Lately, over the past 5 years or so, for reasons I can't really explain, I've had almost total control over my dreams. It's not that I think about what I will dream before I go to sleep, but once I dream, I realize that I am dreaming, and I take over the controls and try to go places or see things.

Most of these involve flying, and when I do fly I get the sensation in my stomach of rising and falling, and I feel the wind in my face. I always dream in color (and the ressolution isn't bad either).

I wonder if I could try to go back in time, or try to visit somebody who died. It's not something I've tried, but I hope to think of it next time I have control.

Any other dream drivers out there?

 

Too-familiar of a restaurant

michael recently posted about becoming overly familiar with a restaurant, to the point that he and David were asked to make a delivery. I have two related stories to share.

Tim Teitelbaum, a CS prof at Cornell, became such a regular at the Moosewood restaurant in Ithaca that he was allowed to check himself out at the cash register. I think he ate there almost every night.

My brother-in-law, when he lived in Chicago, became very familiar with the dry-cleaner owner. She had been in a car accident one morning, and when he came in to drop off cleaning on a Saturday, he noticed she had bruises and scratches on her face. He insisted she go see a doctor, but she said she had to watch the store, so he took over the store for her that morning.

 

Landslide

Chris recently posted about Landslide, a song recorded by Fleetwood Mac and some lesser bands since then.
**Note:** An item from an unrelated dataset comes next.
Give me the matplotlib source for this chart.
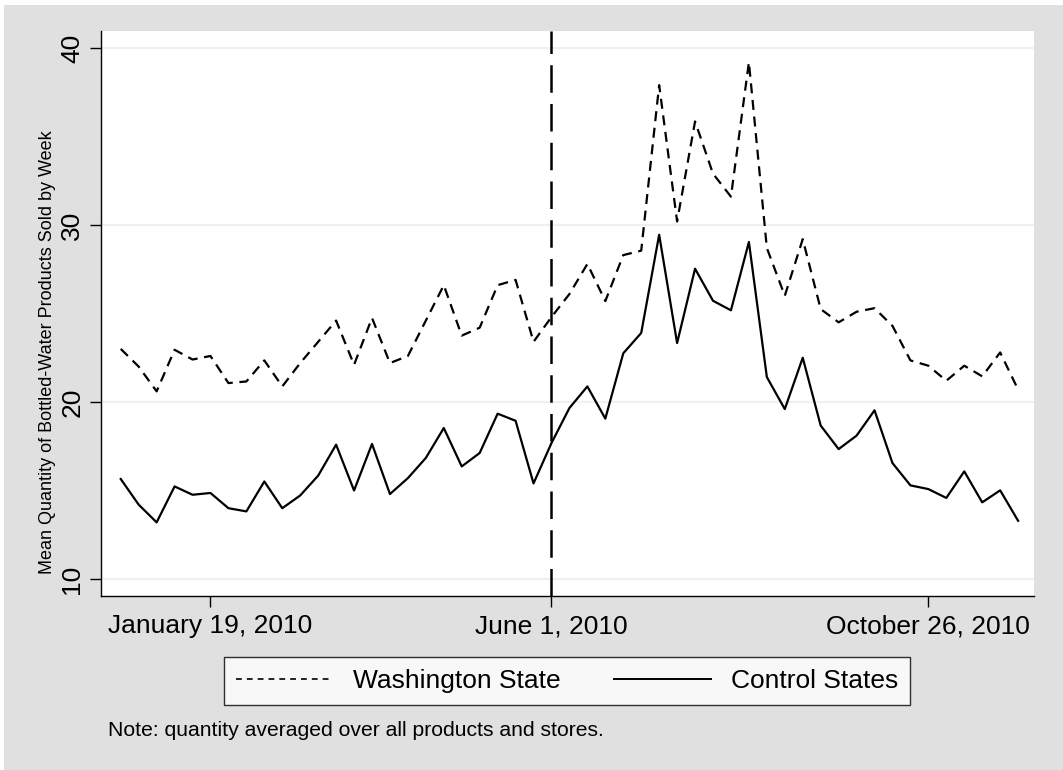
import numpy as np
import pandas as pd
import matplotlib
matplotlib.use("Agg")
import matplotlib.pyplot as plt
from matplotlib.lines import Line2D
from matplotlib.patches import Rectangle

plt.rcParams["font.family"] = ["Liberation Sans", "DejaVu Sans"]

# weekly observations, Dec 15 2009 .. Nov 30 2010
weeks = pd.date_range("2009-12-15", periods=51, freq="7D")

washington = [23.0, 22.0, 20.6, 22.95, 22.4, 22.6, 21.07, 21.16, 22.35, 20.88,
              22.2, 23.4, 24.6, 22.1, 24.75, 22.2, 22.6, 24.6, 26.6, 23.75,
              24.2, 26.6, 26.9, 23.4, 24.8, 26.1, 27.8, 25.7, 28.3, 28.55,
              37.9, 30.2, 35.85, 32.9, 31.6, 39.2, 28.7, 26.0, 29.2, 25.25,
              24.5, 25.1, 25.3, 24.3, 22.35, 22.05, 21.2, 22.05, 21.45, 22.8,
              20.7]

control = [15.65, 14.2, 13.2, 15.23, 14.76, 14.86, 14.0, 13.82, 15.51, 14.0,
           14.72, 15.84, 17.59, 15.0, 17.63, 14.8, 15.7, 16.84, 18.53, 16.36,
           17.12, 19.34, 18.94, 15.4, 17.68, 19.66, 20.88, 19.06, 22.75, 23.9,
           29.45, 23.33, 27.53, 25.72, 25.18, 29.04, 21.41, 19.6, 22.5, 18.67,
           17.34, 18.1, 19.53, 16.55, 15.29, 15.08, 14.58, 16.08, 14.33, 15.01,
           13.29]

tick_dates = pd.to_datetime(["2010-01-19", "2010-06-01", "2010-10-26"])
tick_labels = ["January 19, 2010", "June 1, 2010", "October 26, 2010"]
policy_date = pd.Timestamp("2010-06-01")
y_ticks = [10, 20, 30, 40]

W, H = 1063, 770
fig = plt.figure(figsize=(W / 100, H / 100), dpi=100)
fig.patch.set_facecolor("white")
fig.patches.append(Rectangle((4 / W, 0), 1, 1 - 5 / H, transform=fig.transFigure,
                             facecolor="#e0e0e0", edgecolor="none", zorder=-10))

ax = fig.add_axes([101 / W, (H - 596) / H, (1034 - 101) / W, (596 - 31) / H])
ax.set_facecolor("white")

ax.plot(weeks, washington, color="black", lw=1.6, ls=(0, (4.5, 3)))
ax.plot(weeks, control, color="black", lw=1.6)
ax.axvline(policy_date, color="black", lw=1.8, ls=(0, (11, 4.5)))

ax.set_ylim(9.04, 40.96)
ax.set_xlim(weeks[0] - pd.Timedelta(days=7.7), weeks[-1] + pd.Timedelta(days=6.2))
ax.set_yticks(y_ticks)
ax.set_xticks(tick_dates)
ax.set_xticklabels(tick_labels)
ax.yaxis.grid(True, color="#eaf2f3", lw=1.5)
ax.set_axisbelow(True)

for s in ["top", "right"]:
    ax.spines[s].set_visible(False)
for s in ["left", "bottom"]:
    ax.spines[s].set_linewidth(1.0)

ax.tick_params(axis="both", direction="out", length=8, width=1, labelsize=19)
ax.tick_params(axis="x", pad=5)
ax.tick_params(axis="y", pad=4)
for lab in ax.get_yticklabels():
    lab.set_rotation(90)
    lab.set_va("center")

ax.set_ylabel("Mean Quantity of Bottled-Water Products Sold by Week", fontsize=13)
ax.yaxis.set_label_coords(-45 / 933, (596 - 352) / 565)

handles = [Line2D([], [], color="black", lw=1.2, ls=(0, (3.5, 3))),
           Line2D([], [], color="black", lw=1.4)]
leg = fig.legend(handles, ["Washington State", "Control States"], ncol=2,
                 loc="center", bbox_to_anchor=(567 / W, 1 - 681 / H),
                 fontsize=19, frameon=True, fancybox=False, edgecolor="black",
                 handlelength=3.7, handletextpad=0.75, columnspacing=2.0,
                 borderpad=0.45, borderaxespad=0)
leg.get_frame().set_linewidth(1.0)

fig.text(108 / W, 1 - 730 / H, "Note: quantity averaged over all products and stores.",
         fontsize=15.2, va="center", ha="left")

fig.savefig("out.png", dpi=100)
It's always been one of my favorite songs, and took on new significance for me in the past couple of years. When I saw the movie Jack Frost , there's the scene where Jack dies, and the music played over that scene is none other than Landslide.
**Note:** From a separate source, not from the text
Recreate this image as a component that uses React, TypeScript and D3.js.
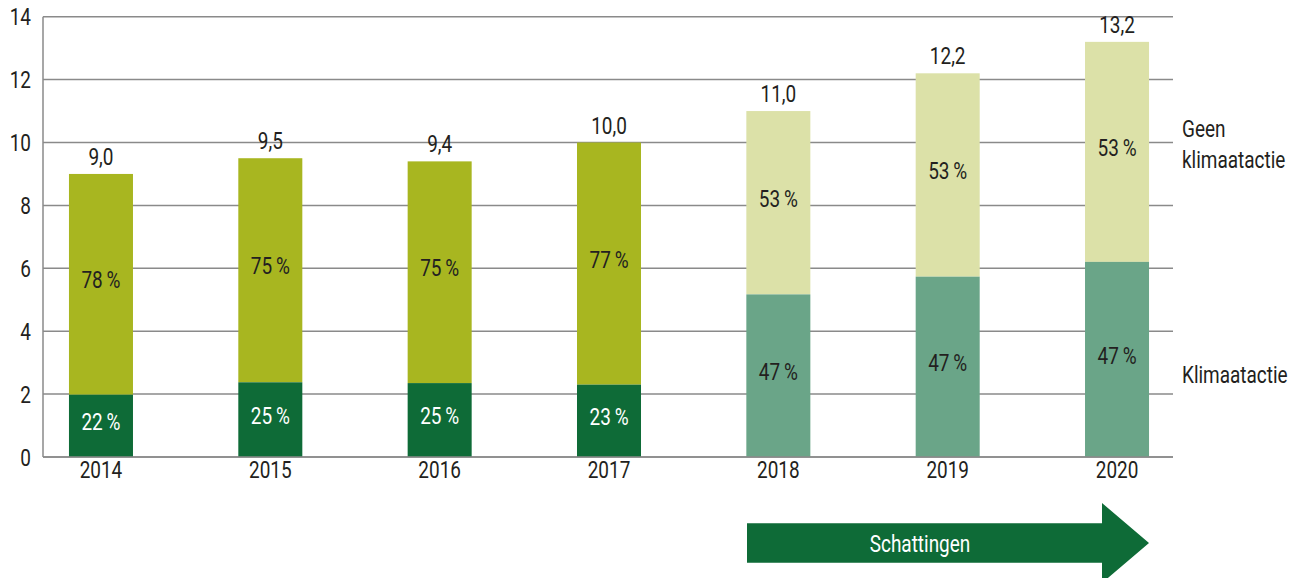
import React from "react";
import * as d3 from "d3";

const years = ["2014", "2015", "2016", "2017", "2018", "2019", "2020"];
const totals = [9.0, 9.5, 9.4, 10.0, 11.0, 12.2, 13.2];
const climateShare = [22, 25, 25, 23, 47, 47, 47];
const otherShare = [78, 75, 75, 77, 53, 53, 53];
const estimated = [false, false, false, false, true, true, true];
const yTicks = [0, 2, 4, 6, 8, 10, 12, 14];
const legendTop = ["Geen", "klimaatactie"];
const legendBottom = "Klimaatactie";
const arrowLabel = "Schattingen";

const W = 1299;
const H = 578;
const FONT = "Roboto, 'Noto Sans', sans-serif";
const TEXT = "#231f20";
const GRID = "#8a8a8a";
const C_DARK = "#0e6b37";
const C_OLIVE = "#a8b620";
const C_LIGHT = "#dce1a8";
const C_TEAL = "#6aa588";
const SX = 0.79;

function T(props: {
  x: number;
  y: number;
  anchor?: "start" | "middle" | "end";
  size?: number;
  fill?: string;
  dy?: string;
  children: React.ReactNode;
}) {
  const { x, y, anchor = "start", size = 24, fill = TEXT, dy, children } = props;
  return (
    <text
      transform={`translate(${x},${y}) scale(${SX},1)`}
      textAnchor={anchor}
      fontSize={size}
      fill={fill}
      dy={dy}
    >
      {children}
    </text>
  );
}

export default function App() {
  const y = d3.scaleLinear().domain([0, 14]).range([457, 16.7]);
  const x = d3
    .scaleBand<string>()
    .domain(years)
    .range([16.3, 1201.7])
    .paddingInner(0.622)
    .paddingOuter(0.311);
  const gridX0 = 43;
  const gridX1 = 1173;
  const bw = x.bandwidth();
  const fmt = (v: number) => v.toFixed(1).replace(".", ",");

  return (
    <svg
      width={W}
      height={H}
      style={{ position: "absolute", left: 0, top: 0 }}
      fontFamily={FONT}
    >
      <rect x={0} y={0} width={W} height={H} fill="#fff" />
      {yTicks.map((t) => (
        <g key={t}>
          <line x1={gridX0} x2={gridX1} y1={y(t)} y2={y(t)} stroke={GRID} strokeWidth={1.5} />
          <T x={31} y={y(t)} dy="0.36em" anchor="end">
            {t}
          </T>
        </g>
      ))}
      <line x1={gridX0} x2={gridX0} y1={y(14)} y2={y(0)} stroke={GRID} strokeWidth={1.5} />
      {years.map((yr, i) => {
        const x0 = x(yr)!;
        const cx = x0 + bw / 2;
        const total = totals[i];
        const low = (total * climateShare[i]) / 100;
        const lowColor = estimated[i] ? C_TEAL : C_DARK;
        const highColor = estimated[i] ? C_LIGHT : C_OLIVE;
        const lowText = estimated[i] ? TEXT : "#ffffff";
        return (
          <g key={yr}>
            <rect x={x0} y={y(total)} width={bw} height={y(low) - y(total)} fill={highColor} />
            <rect x={x0} y={y(low)} width={bw} height={y(0) - y(low)} fill={lowColor} />
            <T x={cx} y={y(total) - 9} anchor="middle">
              {fmt(total)}
            </T>
            <T x={cx} y={(y(total) + y(low)) / 2} dy="0.17em" anchor="middle">
              {otherShare[i] + "\u2009%"}
            </T>
            <T x={cx} y={(y(low) + y(0)) / 2} dy="0.17em" anchor="middle" fill={lowText}>
              {climateShare[i] + "\u2009%"}
            </T>
            <T x={cx} y={478} anchor="middle">
              {yr}
            </T>
          </g>
        );
      })}
      <line x1={gridX0} x2={gridX1} y1={y(0)} y2={y(0)} stroke={GRID} strokeWidth={1.5} />
      <T x={1182} y={137}>{legendTop[0]}</T>
      <T x={1182} y={168}>{legendTop[1]}</T>
      <T x={1182} y={383}>{legendBottom}</T>
      <path
        d={`M747,523.3 L1102,523.3 L1102,503 L1149,543 L1102,583 L1102,562.7 L747,562.7 Z`}
        fill={C_DARK}
      />
      <T x={920} y={543} dy="0.36em" anchor="middle" fill="#fff">
        {arrowLabel}
      </T>
    </svg>
  );
}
A week or so after I saw that, I had a tape on in my car with my kids' favorite songs, and Landslide was playing. The roads were wet and slick, with some sleet and rain. I look in my rearview mirror, and this truck is coming down Ladue Road behind me, much too fast to be able to keep from rear-ending me. The truck was a Sysco truck (the grocery people, not the router people), and the driver didn't realize how slick the roads were. I pulled off the road in time for the truck to zoom past me, where he was able to stop at the bottom of the hill. I caught up with him -- he was sitting at the stop sign stunned at what had almost happened. In language not to be repeated here, I offered him remediation on the laws of physics and diminished mental capacity.
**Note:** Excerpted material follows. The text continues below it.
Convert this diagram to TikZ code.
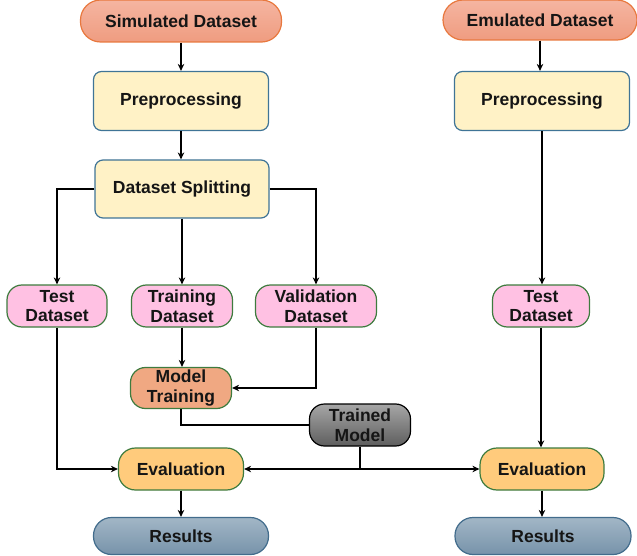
\documentclass[tikz,border=0pt]{standalone}
\usepackage{fontspec}
\setmainfont{Liberation Sans}
\usetikzlibrary{arrows.meta}
\definecolor{salmonT}{HTML}{F5B5A1}
\definecolor{salmonB}{HTML}{EF9C80}
\definecolor{orangeD}{HTML}{E8783E}
\definecolor{yellowF}{HTML}{FFF2C6}
\definecolor{blueD}{HTML}{3F7496}
\definecolor{pinkF}{HTML}{FFC1E3}
\definecolor{greenD}{HTML}{3E7B3E}
\definecolor{mtF}{HTML}{F0A882}
\definecolor{evalF}{HTML}{FFCB7C}
\definecolor{grayT}{HTML}{A6A6A6}
\definecolor{grayB}{HTML}{5E5E5E}
\definecolor{resT}{HTML}{A2B6C6}
\definecolor{resB}{HTML}{7793AA}
\definecolor{resD}{HTML}{426C8C}
\definecolor{txt}{HTML}{151515}
\begin{document}
\begin{tikzpicture}[x=1pt,y=-1pt,
  base/.style={draw,line width=1.2pt,align=center,inner sep=0pt,
    text=txt,font=\bfseries\fontsize{17.5}{19.5}\selectfont},
  srcbox/.style={base,draw=orangeD,top color=salmonT,bottom color=salmonB,
    rounded corners=20pt},
  procbox/.style={base,draw=blueD,fill=yellowF,rounded corners=8pt,
    minimum width=175pt,minimum height=59pt},
  databox/.style={base,draw=greenD,fill=pinkF,rounded corners=15pt,
    minimum height=42pt},
  mtbox/.style={base,draw=greenD,fill=mtF,rounded corners=15pt,
    minimum width=101pt,minimum height=41pt},
  tmbox/.style={base,draw=black,top color=grayT,bottom color=grayB,
    rounded corners=15pt,minimum width=101pt,minimum height=42pt},
  evalbox/.style={base,draw=greenD,fill=evalF,rounded corners=17pt,
    minimum height=42pt},
  resbox/.style={base,draw=resD,top color=resT,bottom color=resB,
    rounded corners=18pt,minimum height=37pt},
  conn/.style={line width=2.2pt,draw=black},
  arr/.style={conn,-{Stealth[length=7pt,width=6.5pt]}}
]
\useasboundingbox (0,0) rectangle (637,556);

% left column
\node[srcbox,minimum width=201pt,minimum height=42pt] (sim) at (181,21) {Simulated Dataset};
\node[procbox] (pre1) at (181,101) {Preprocessing};
\node[procbox,minimum width=174pt,minimum height=58pt] (split) at (182,189) {Dataset Splitting};
\node[databox,minimum width=100pt] (test1) at (57,306) {Test\\Dataset};
\node[databox,minimum width=101pt] (train) at (182,306) {Training\\Dataset};
\node[databox,minimum width=121pt] (val) at (316,306) {Validation\\Dataset};
\node[mtbox] (mt) at (181,388) {Model\\Training};
\node[tmbox] (tm) at (360,425) {Trained\\Model};
\node[evalbox,minimum width=125pt] (eval1) at (181,469) {Evaluation};
\node[resbox,minimum width=175pt] (res1) at (181,536) {Results};

% right column
\node[srcbox,minimum width=194pt,minimum height=40pt] (emu) at (540,20) {Emulated Dataset};
\node[procbox] (pre2) at (542,101) {Preprocessing};
\node[databox,minimum width=97pt] (test2) at (541,306) {Test\\Dataset};
\node[evalbox,minimum width=124pt] (eval2) at (542,469) {Evaluation};
\node[resbox,minimum width=176pt] (res2) at (543,536) {Results};

% connectors left
\draw[arr] (sim.south) -- (sim.south |- pre1.north);
\draw[arr] (pre1.south) -- (pre1.south |- split.north);
\draw[arr] (split.west) -| (test1.north);
\draw[arr] (split.south) -- (split.south |- train.north);
\draw[arr] (split.east) -| (val.north);
\draw[arr] (train.south) -- (train.south |- mt.north);
\draw[arr] (val.south) |- (mt.east);
\draw[conn] (mt.south) |- (tm.west);
\draw[arr] (test1.south) |- (eval1.west);
\draw[arr] (tm.south) |- (eval1.east);
\draw[arr] (tm.south) |- (eval2.west);
\draw[arr] (eval1.south) -- (eval1.south |- res1.north);

% connectors right
\draw[arr] (emu.south) -- (emu.south |- pre2.north);
\draw[arr] (pre2.south) -- (pre2.south |- test2.north);
\draw[arr] (test2.south) -- (test2.south |- eval2.north);
\draw[arr] (eval2.south) -- (eval2.south |- res2.north);
\end{tikzpicture}
\end{document}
A funny thing about Landslide is that we're supposed to look at the snow-covered hills, when the Landslide would bring the singer down. But wouldn't it be an avalanche in that case? I guess the author of the lyrics didn't want Stevie Nicks singing


If you see my reflection on the mud-crusted hills, well the landslide will bring it down.

 

Fox's next reality show

Ben has inadvertently given Fox an idea for their next "reality" show.

Reality Bites

The show would feature real people eating real food (really gross food in some instances) to the point of getting really sick and issuing real vomit. Merging some of their more successful themes, this new show could include


  • Animal-challenge night, where contenstants go up against animals that are adept at consuming certain foods. If the human challenger wins, he or she gets to eat the losing animal.
  • "Millionaire" night, where the challenger tries to out-eat a millionaire; whoever wins gets to eat the loser. Ties would be decided by the oatmeal creme pie battle described next.
  • Oatmeal creme pie night, where the challenger goes up against Ben Brodie Here, the contestants just boast about how many oatmeal creme pies they can throw down, without really eating anything at all.
  • Iron Chef night, where the challenger picks one of the Iron Chefs as his or her opponent. The two then spend 60 minutes preparing food that must include a theme ingredient. Then, each must consume all of the other's food. The winner gets to eat Kitchen Stadium

Reminds me of the Monty Python sketch where Ron Obvious eats a cathedral.